▶ _Given exercise_:
Only the lines from the one with "Convert this chart to matplotlib code." to the one with "from matplotlib.patches import Patch", both included, should be output, without any images.

▶ _Provided records_:

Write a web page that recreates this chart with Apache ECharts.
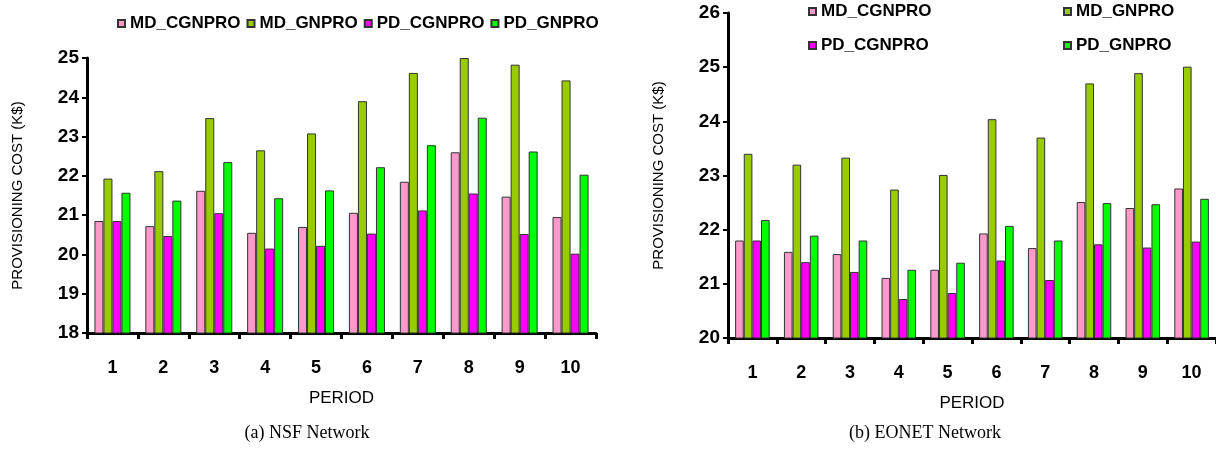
<!DOCTYPE html>
<html>
<head>
    <meta charset="utf-8">
    <title> ECharts </title>
    <script src="https://cdn.jsdelivr.net/npm/echarts@6/dist/echarts.min.js"></script>
    <style>
        html, body {margin: 0; padding: 0; background: #fff;}
        #main {width: 1216px; height: 461px;}
    </style>
</head>
<body>
<div id='main'></div>
<script type='text/javascript'>
// periods on the x axis
var periods = ['1', '2', '3', '4', '5', '6', '7', '8', '9', '10'];
var names = ['MD_CGNPRO', 'MD_GNPRO', 'PD_CGNPRO', 'PD_GNPRO'];
var colors = ['#ff99cc', '#99cc00', '#ff00ff', '#00ff00'];

// (a) NSF network
var nsf_md_cgnpro = [20.85, 20.72, 21.62, 20.55, 20.70, 21.06, 21.85, 22.60, 21.47, 20.95];
var nsf_md_gnpro  = [21.93, 22.12, 23.47, 22.65, 23.08, 23.90, 24.62, 25.00, 24.83, 24.43];
var nsf_pd_cgnpro = [20.85, 20.47, 21.05, 20.15, 20.22, 20.53, 21.12, 21.55, 20.52, 20.02];
var nsf_pd_gnpro  = [21.57, 21.37, 22.35, 21.43, 21.63, 22.22, 22.78, 23.48, 22.62, 22.03];

// (b) EONET network
var eon_md_cgnpro = [21.80, 21.59, 21.55, 21.11, 21.26, 21.93, 21.66, 22.51, 22.40, 22.76];
var eon_md_gnpro  = [23.40, 23.20, 23.33, 22.74, 23.01, 24.04, 23.70, 24.70, 24.89, 25.01];
var eon_pd_cgnpro = [21.80, 21.40, 21.22, 20.72, 20.83, 21.43, 21.07, 21.73, 21.67, 21.78];
var eon_pd_gnpro  = [22.18, 21.89, 21.80, 21.26, 21.39, 22.07, 21.80, 22.49, 22.47, 22.57];

var sans = '"Liberation Sans", Arial, sans-serif';

function xAxisOf(idx) {
    return {
        type: 'category', gridIndex: idx, data: periods,
        name: 'PERIOD', nameLocation: 'middle', nameGap: 57,
        nameTextStyle: {fontFamily: sans, fontSize: 17, color: '#000'},
        axisLine: {lineStyle: {color: '#000', width: 3}},
        axisTick: {show: true, length: 6, lineStyle: {color: '#000', width: 3}},
        axisLabel: {fontFamily: sans, fontWeight: 'bold', fontSize: 18, color: '#000', margin: 26},
        splitLine: {show: false}
    };
}
function yAxisOf(idx, min, max) {
    return {
        type: 'value', gridIndex: idx, min: min, max: max, interval: 1,
        name: 'PROVISIONING COST (K$)', nameLocation: 'middle', nameGap: 62,
        nameTextStyle: {fontFamily: sans, fontSize: 15, color: '#000'},
        axisLine: {show: true, lineStyle: {color: '#000', width: 3}},
        axisTick: {show: true, length: 5, lineStyle: {color: '#000', width: 2}},
        axisLabel: {fontFamily: sans, fontWeight: 'bold', fontSize: 19, color: '#000', margin: 8},
        splitLine: {show: false}
    };
}
function barOf(name, i, idx, vals) {
    return {
        type: 'bar', name: name, xAxisIndex: idx, yAxisIndex: idx, data: vals,
        barWidth: '17.7%', barGap: '0%',
        itemStyle: {color: colors[i], borderColor: '#333', borderWidth: 1}
    };
}

var series_data = [
    barOf(names[0], 0, 0, nsf_md_cgnpro),
    barOf(names[1], 1, 0, nsf_md_gnpro),
    barOf(names[2], 2, 0, nsf_pd_cgnpro),
    barOf(names[3], 3, 0, nsf_pd_gnpro),
    barOf(names[0], 0, 1, eon_md_cgnpro),
    barOf(names[1], 1, 1, eon_md_gnpro),
    barOf(names[2], 2, 1, eon_pd_cgnpro),
    barOf(names[3], 3, 1, eon_pd_gnpro),
];

var legendText = {fontFamily: sans, fontWeight: 'bold', fontSize: 17, color: '#000'};

var myChart = echarts.init(document.getElementById('main'));
var option = {
    animation: false,
    backgroundColor: '#fff',
    legend: [
        {left: 117, top: 15, padding: 0, itemGap: 6, itemWidth: 7, itemHeight: 7,
         icon: 'rect', data: names, textStyle: legendText},
        {left: 808, top: 3, padding: 0, orient: 'vertical', itemGap: 17, itemWidth: 7, itemHeight: 7,
         icon: 'rect', data: [names[0], names[2]], textStyle: legendText},
        {left: 1063, top: 3, padding: 0, orient: 'vertical', itemGap: 17, itemWidth: 7, itemHeight: 7,
         icon: 'rect', data: [names[1], names[3]], textStyle: legendText}
    ],
    grid: [
        {left: 87, right: 620, top: 58, bottom: 128},
        {left: 728, right: 0, top: 13, bottom: 123}
    ],
    xAxis: [xAxisOf(0), xAxisOf(1)],
    yAxis: [yAxisOf(0, 18, 25), yAxisOf(1, 20, 26)],
    graphic: [
        {type: 'text', x: 307, y: 433, style: {text: '(a) NSF Network', align: 'center', verticalAlign: 'middle',
            font: '18px "Liberation Serif", serif', fill: '#000'}},
        {type: 'text', x: 925, y: 433, style: {text: '(b) EONET Network', align: 'center', verticalAlign: 'middle',
            font: '18px "Liberation Serif", serif', fill: '#000'}}
    ],
    series: series_data
};
myChart.setOption(option);
</script>
</body>
</html>
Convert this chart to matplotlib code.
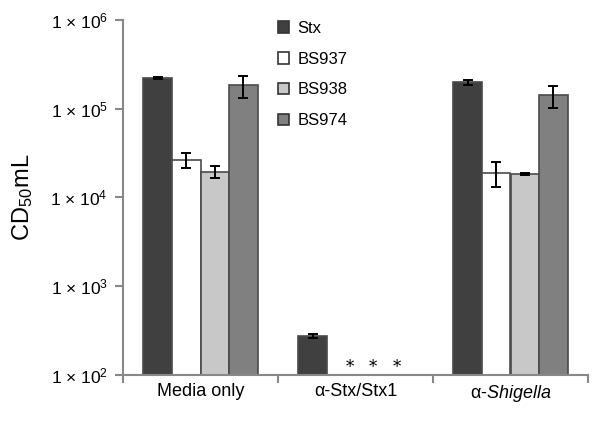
import numpy as np
import matplotlib
matplotlib.use("Agg")
import matplotlib.pyplot as plt
from matplotlib.patches import Patch

plt.rcParams['font.family'] = ['Liberation Sans', 'DejaVu Sans']
plt.rcParams['mathtext.fontset'] = 'custom'
plt.rcParams['mathtext.rm'] = 'Liberation Sans'
plt.rcParams['mathtext.it'] = 'Liberation Sans:italic'

# data
groups = ["Media only", "α-Stx/Stx1", "α-$\\it{Shigella}$"]
series = ["Stx", "BS937", "BS938", "BS974"]
stx = [2.2e5, 274, 1.98e5]
stx_err = [6e3, 12, 1.5e4]
bs937 = [2.65e4, np.nan, 1.9e4]
bs937_err = [5e3, np.nan, 6e3]
bs938 = [1.95e4, np.nan, 1.85e4]
bs938_err = [3e3, np.nan, 500]
bs974 = [1.83e5, np.nan, 1.42e5]
bs974_err = [5e4, np.nan, 4e4]
below_limit = [(1, 1), (1, 2), (1, 3)]  # (group, series) marked with *

values = [stx, bs937, bs938, bs974]
errors = [stx_err, bs937_err, bs938_err, bs974_err]
colors = ['#404040', '#ffffff', '#c8c8c8', '#808080']
edge = '#4a4a4a'
axis_gray = '#888888'

fig = plt.figure(figsize=(6, 4.33), dpi=100)
ax = fig.add_axes([0.205, 0.134, 0.775, 0.82])

x = np.arange(len(groups))
w = 0.184
for i, (vals, errs, c) in enumerate(zip(values, errors, colors)):
    pos = x + (i - 1.5) * w
    v = np.array(vals, dtype=float)
    e = np.array(errs, dtype=float)
    ok = ~np.isnan(v)
    ax.bar(pos[ok], v[ok], width=w, color=c, edgecolor=edge, linewidth=1.2,
           bottom=0, zorder=2)
    ax.errorbar(pos[ok], v[ok], yerr=e[ok], fmt='none', ecolor='black',
                elinewidth=1.4, capsize=3.6, capthick=1.4, zorder=3)

# asterisks sit a little tighter than the bar slots
for g, s in below_limit:
    ax.text(x[g] + 0.113 + (s - 2) * 0.151, 122, '*', ha='center', va='center',
            fontsize=12, family='DejaVu Serif')

ax.set_yscale('log')
ax.set_ylim(1e2, 1e6)
ax.set_xlim(-0.5, 2.5)

yt = [1e2, 1e3, 1e4, 1e5, 1e6]
ax.set_yticks(yt)
ax.set_yticklabels(['1 × 10$^{%d}$' % k for k in range(2, 7)], fontsize=12.5)
ax.yaxis.set_minor_locator(matplotlib.ticker.NullLocator())
ax.set_xticks([-0.5, 0.5, 1.5, 2.5])
ax.set_xticklabels([])
ax.set_xticks(x, minor=True)
ax.set_xticklabels(groups, minor=True, fontsize=13)
ax.tick_params(axis='x', which='minor', length=0, pad=6)
ax.tick_params(axis='x', which='major', length=6, color=axis_gray, width=1.5, direction='out')
ax.tick_params(axis='y', which='major', length=6, color=axis_gray, width=1.5, direction='out', pad=5)

for sp in ['top', 'right']:
    ax.spines[sp].set_visible(False)
for sp in ['left', 'bottom']:
    ax.spines[sp].set_color(axis_gray)
    ax.spines[sp].set_linewidth(1.5)

ax.set_ylabel('CD$_{50}$mL', fontsize=17)
ax.yaxis.set_label_coords(-0.19, 0.5)

handles = [Patch(facecolor=c, edgecolor='#333333', linewidth=1.2) for c in colors]
ax.legend(handles, series, loc='upper left', bbox_to_anchor=(0.3, 1.04),
          frameon=False, fontsize=12, handlelength=0.7, handleheight=0.7,
          handletextpad=0.5, labelspacing=0.95)

fig.savefig('out.png', dpi=100)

▶ _Written response_:
Convert this chart to matplotlib code.
import numpy as np
import matplotlib
matplotlib.use("Agg")
import matplotlib.pyplot as plt
from matplotlib.patches import Patch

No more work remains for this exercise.